1984-85: Huddersfield Town

1985-86: Bolton

1986-89: Preston North End

1989-91: West Bromwich

1991-92: Limerick

1992: Preston North End

Managerial Career

1991-92: Limerick

1994-96: Blackpool

1997-99: Notts County

1999-07: Bolton

2007-08: Newcastle United

2008-10: Blackburn Rovers

2011- West Ham United

*After winning the Third Division title by a 19-point margin at Notts County in 1998, Allardyce caught the eye of his former club, Bolton. Under his management, the club gained promotion to the Premier League in 2001.

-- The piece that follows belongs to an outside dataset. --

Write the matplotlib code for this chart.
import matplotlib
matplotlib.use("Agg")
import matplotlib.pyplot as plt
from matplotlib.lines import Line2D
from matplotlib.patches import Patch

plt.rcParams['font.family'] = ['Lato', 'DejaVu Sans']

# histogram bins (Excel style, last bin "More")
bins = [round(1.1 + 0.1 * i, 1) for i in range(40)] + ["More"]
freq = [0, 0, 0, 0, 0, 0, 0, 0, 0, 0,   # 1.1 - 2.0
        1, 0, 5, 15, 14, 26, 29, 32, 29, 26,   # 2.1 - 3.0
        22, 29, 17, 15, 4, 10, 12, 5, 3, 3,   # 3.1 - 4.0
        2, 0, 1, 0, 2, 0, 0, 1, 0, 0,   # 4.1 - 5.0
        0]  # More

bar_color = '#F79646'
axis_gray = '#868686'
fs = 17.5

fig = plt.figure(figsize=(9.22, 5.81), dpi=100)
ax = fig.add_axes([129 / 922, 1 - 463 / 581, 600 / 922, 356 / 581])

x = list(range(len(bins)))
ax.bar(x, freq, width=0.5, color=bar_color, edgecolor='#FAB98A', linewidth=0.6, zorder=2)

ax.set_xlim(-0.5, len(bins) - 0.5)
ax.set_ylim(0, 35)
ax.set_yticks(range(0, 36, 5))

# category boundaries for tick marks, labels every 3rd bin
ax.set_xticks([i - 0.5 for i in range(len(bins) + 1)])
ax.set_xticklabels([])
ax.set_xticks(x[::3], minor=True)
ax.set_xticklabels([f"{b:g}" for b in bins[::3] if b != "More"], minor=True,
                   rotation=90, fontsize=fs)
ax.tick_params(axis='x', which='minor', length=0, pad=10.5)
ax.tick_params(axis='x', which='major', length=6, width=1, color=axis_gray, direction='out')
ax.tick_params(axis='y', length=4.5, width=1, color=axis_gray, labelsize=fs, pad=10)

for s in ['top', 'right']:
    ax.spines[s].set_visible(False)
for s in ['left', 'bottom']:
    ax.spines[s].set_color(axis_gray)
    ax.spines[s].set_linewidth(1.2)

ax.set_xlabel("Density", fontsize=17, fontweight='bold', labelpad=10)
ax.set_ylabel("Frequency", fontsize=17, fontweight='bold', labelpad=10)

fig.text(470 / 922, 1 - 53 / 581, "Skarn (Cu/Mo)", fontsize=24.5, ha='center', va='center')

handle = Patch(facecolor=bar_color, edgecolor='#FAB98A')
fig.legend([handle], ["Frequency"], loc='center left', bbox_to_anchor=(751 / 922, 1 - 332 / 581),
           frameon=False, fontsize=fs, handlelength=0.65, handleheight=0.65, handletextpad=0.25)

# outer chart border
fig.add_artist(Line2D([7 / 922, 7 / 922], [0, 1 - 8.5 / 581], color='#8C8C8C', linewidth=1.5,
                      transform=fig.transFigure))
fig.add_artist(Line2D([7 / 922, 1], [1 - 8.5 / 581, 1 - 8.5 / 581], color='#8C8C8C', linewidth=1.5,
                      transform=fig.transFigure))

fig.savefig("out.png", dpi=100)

He quickly established the club as a Premier League force, leading them into Europe for the first time as they finished runners-up in the 2004 Carling Cup.

Allardyce left Bolton in 2007, citing his desire for silverware, but endured an unpopular spell at Newcastle. A mixed spell at Blackburn ended abruptly last December. He took over at West Ham in June.

The Wisdom of Big Sam

*I would be more suited to Inter Milan or Real Madrid. It wouldn't be a problem for me to manage those clubs because I would win the Double or the league every time.

September 2010

*l make no apologies about how we go about our job. We are a very attractive team, no matter what anybody says.

On his Bolton team, September 2005

*There is no other Sam Allardyce, there is just the one. There never has been and never will be another Sam Allardyce. Sam Allardyce doesn't manage like anyone else.

September 2010

*The fact that I have done virtually every job makes me comfortable about walking into any management position.